Resilient emerging markets are cushioning the global economy amid the US slowdown, according to the World Bank.
In its Global Economic Prospects 2008 publication, the World Bank notes real GDP growth in developing countries is expected to be to 7.1% in 2008, compared to just 2.2% in high-income countries.
Global growth fell from 3.9% in 2006 to 3.6% last year, and is expected to be 3.3% in 2008.
The World Bank says market volatility, the weak US dollar and recession fears are currently casting shadows over the world economy.
But robust developing country growth, led by high commodity prices, has benefited many commodity exporters and driven growth in poorer countries.
“Looking at trade, strong import demand across the developing countries is helping to sustain global growth," World Bank global trends team manager Hans Timmer says.

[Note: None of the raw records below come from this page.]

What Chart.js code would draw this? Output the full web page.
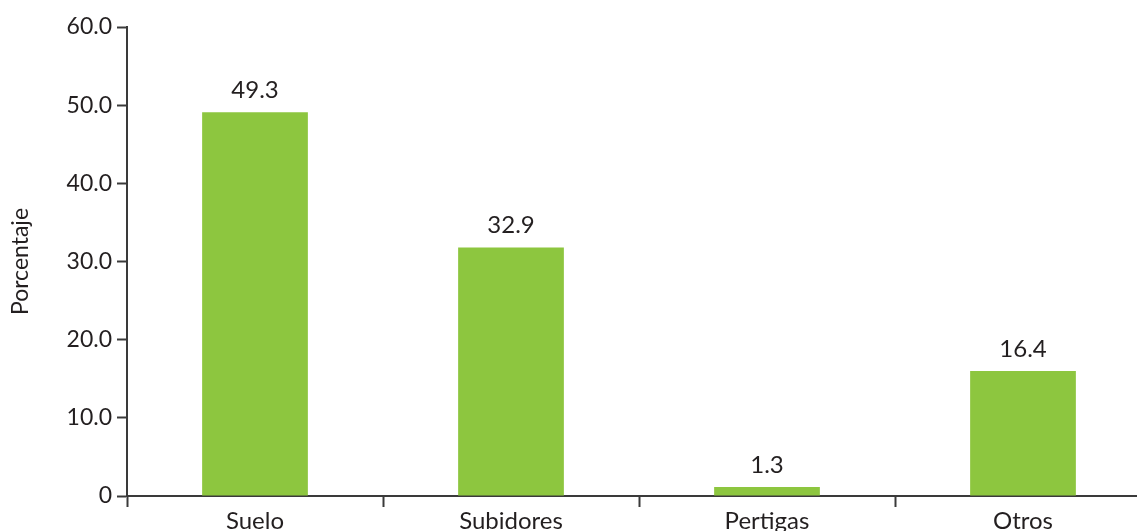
<!DOCTYPE html>
<html>
<head>
<meta charset="utf-8">
<script src="https://cdn.jsdelivr.net/npm/chart.js@4/dist/chart.umd.min.js"></script>
<style>
  html, body { margin: 0; padding: 0; background: #fff; overflow: hidden; }
  #wrap { width: 1151px; height: 560px; }
</style>
</head>
<body>
<div id="wrap"><canvas id="chart" width="1151" height="560"></canvas></div>
<script>
// Categories and values
const categories = ['Suelo', 'Subidores', 'Pertigas', 'Otros'];
// bar heights as drawn in the reference
const barValues = [49.1, 31.8, 1.15, 16.0];
// printed value labels above each bar
const valueLabels = ['49.3', '32.9', '1.3', '16.4'];
const yTicks = [0, 10, 20, 30, 40, 50, 60];

const textColor = '#231f20';
const axisColor = '#3a3a3a';
const fontFamily = 'Lato, "Open Sans", sans-serif';

// draw printed labels above bars
const valueLabelPlugin = {
    id: 'valueLabels',
    afterDatasetsDraw(chart) {
        const ctx = chart.ctx;
        const meta = chart.getDatasetMeta(0);
        ctx.save();
        ctx.font = '24px ' + fontFamily;
        ctx.fillStyle = textColor;
        ctx.textAlign = 'center';
        ctx.textBaseline = 'alphabetic';
        meta.data.forEach((bar, i) => {
            ctx.fillText(valueLabels[i], bar.x, bar.y - 14);
        });
        ctx.restore();
    }
};

new Chart(document.getElementById('chart'), {
    type: 'bar',
    data: {
        labels: categories,
        datasets: [{
            data: barValues,
            backgroundColor: '#8dc63f',
            borderWidth: 0,
            barPercentage: 0.413,
            categoryPercentage: 1
        }]
    },
    options: {
        responsive: false,
        animation: false,
        events: [],
        layout: { padding: { top: 27, left: 0, right: 0, bottom: 0 } },
        plugins: {
            legend: { display: false },
            tooltip: { enabled: false }
        },
        scales: {
            x: {
                offset: true,
                afterFit: s => { s.height = 64; },
                grid: {
                    offset: true,
                    drawOnChartArea: false,
                    drawTicks: true,
                    tickLength: 11,
                    tickWidth: 2,
                    color: axisColor
                },
                border: { color: axisColor, width: 2 },
                ticks: {
                    color: textColor,
                    padding: 0,
                    font: { family: fontFamily, size: 24 }
                }
            },
            y: {
                min: 0,
                max: 60,
                afterFit: s => { s.width = 127; },
                afterBuildTicks: s => { s.ticks = yTicks.map(v => ({ value: v })); },
                grid: {
                    drawOnChartArea: false,
                    drawTicks: true,
                    tickLength: 10,
                    tickWidth: 2,
                    color: axisColor
                },
                border: { color: axisColor, width: 2 },
                ticks: {
                    color: textColor,
                    padding: 5,
                    font: { family: fontFamily, size: 23 },
                    callback: v => v === 0 ? '0' : v.toFixed(1)
                },
                title: {
                    display: true,
                    text: 'Porcentaje',
                    color: textColor,
                    padding: { top: 7, bottom: 0 },
                    font: { family: fontFamily, size: 23 }
                }
            }
        }
    },
    plugins: [valueLabelPlugin]
});
</script>
</body>
</html>
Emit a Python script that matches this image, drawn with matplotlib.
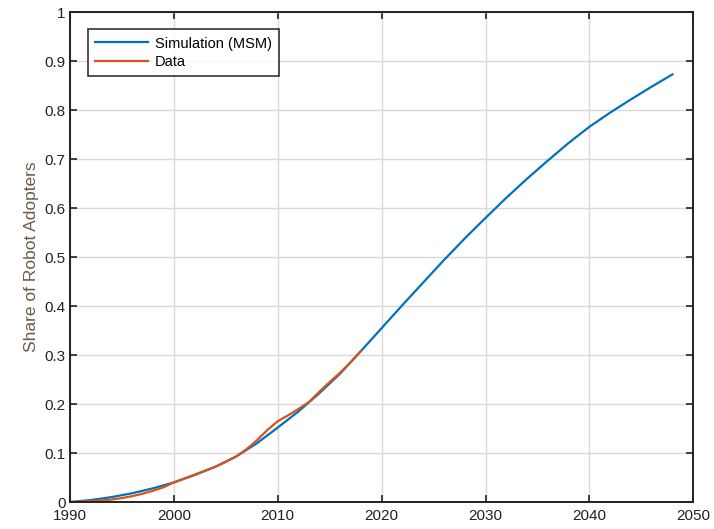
import numpy as np
import matplotlib
matplotlib.use('Agg')
import matplotlib.pyplot as plt

# simulated share of robot adopters (MSM), every 2 years
sim_years = [1990, 1992, 1994, 1996, 1998, 2000, 2002, 2004, 2006, 2008,
             2010, 2012, 2014, 2016, 2018, 2020, 2022, 2024, 2026, 2028,
             2030, 2032, 2034, 2036, 2038, 2040, 2042, 2044, 2046, 2048]
sim_share = [0.000, 0.004, 0.010, 0.018, 0.028, 0.040, 0.055, 0.072, 0.093, 0.120,
             0.152, 0.185, 0.222, 0.262, 0.308, 0.355, 0.402, 0.448, 0.494, 0.538,
             0.580, 0.621, 0.660, 0.697, 0.733, 0.766, 0.795, 0.822, 0.848, 0.873]

# observed data, yearly
data_years = list(range(1990, 2019))
data_share = [0.000, 0.001, 0.002, 0.003, 0.005, 0.008, 0.012, 0.017, 0.023, 0.030,
              0.040, 0.048, 0.056, 0.064, 0.072, 0.082, 0.093, 0.108, 0.126, 0.147,
              0.165, 0.177, 0.190, 0.204, 0.225, 0.245, 0.264, 0.285, 0.308]

xticks = [1990, 2000, 2010, 2020, 2030, 2040, 2050]
yticks = [0, 0.1, 0.2, 0.3, 0.4, 0.5, 0.6, 0.7, 0.8, 0.9, 1]
ytick_labels = ['0', '0.1', '0.2', '0.3', '0.4', '0.5', '0.6', '0.7', '0.8', '0.9', '1']

plt.rcParams['font.family'] = ['Liberation Sans', 'DejaVu Sans']

fig = plt.figure(figsize=(7.14, 5.29), dpi=100)
ax = fig.add_axes([0.098, 0.051, 0.873, 0.926])

ax.plot(sim_years, sim_share, color='#0072BD', lw=1.6, label='Simulation (MSM)')
ax.plot(data_years, data_share, color='#D95319', lw=1.6, label='Data')

ax.set_xlim(1990, 2050)
ax.set_ylim(0, 1)
ax.set_xticks(xticks)
ax.set_yticks(yticks)
ax.set_yticklabels(ytick_labels)
ax.grid(True, color='#d9d9d9', lw=1)
ax.set_axisbelow(True)

ax.tick_params(direction='in', top=True, right=True, length=5, width=1.2,
               labelsize=11, colors='#222222')
ax.tick_params(axis='x', pad=5)
ax.tick_params(axis='y', pad=3)
for s in ax.spines.values():
    s.set_linewidth(1.4)
    s.set_color('#222222')

ax.set_ylabel('Share of Robot Adopters', fontsize=12.5, color='#6b5a4a', labelpad=4)

leg = ax.legend(loc='upper left', bbox_to_anchor=(0.029, 0.965), borderaxespad=0,
                fontsize=10.5, frameon=True, fancybox=False, edgecolor='black',
                handlelength=3.6, handletextpad=0.5, borderpad=0.5, labelspacing=0.3)
leg.get_frame().set_linewidth(1.2)

fig.savefig('out.png', dpi=100)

“As a result and given a cheaper US dollar, American exports are expanding rapidly. This is helping shrink the U.S. current account deficit and is contributing to a decline in global imbalances.”
The World Bank expects credit turmoil in international markets will persist until late 2008 at least.
“We expect developing-country growth to moderate only somewhat over the next two years,” said World Bank development prospects group and international trade department director Uri Dadush.
“However, a much sharper United States slowdown is a real risk that could weaken medium-term prospects in developing countries.”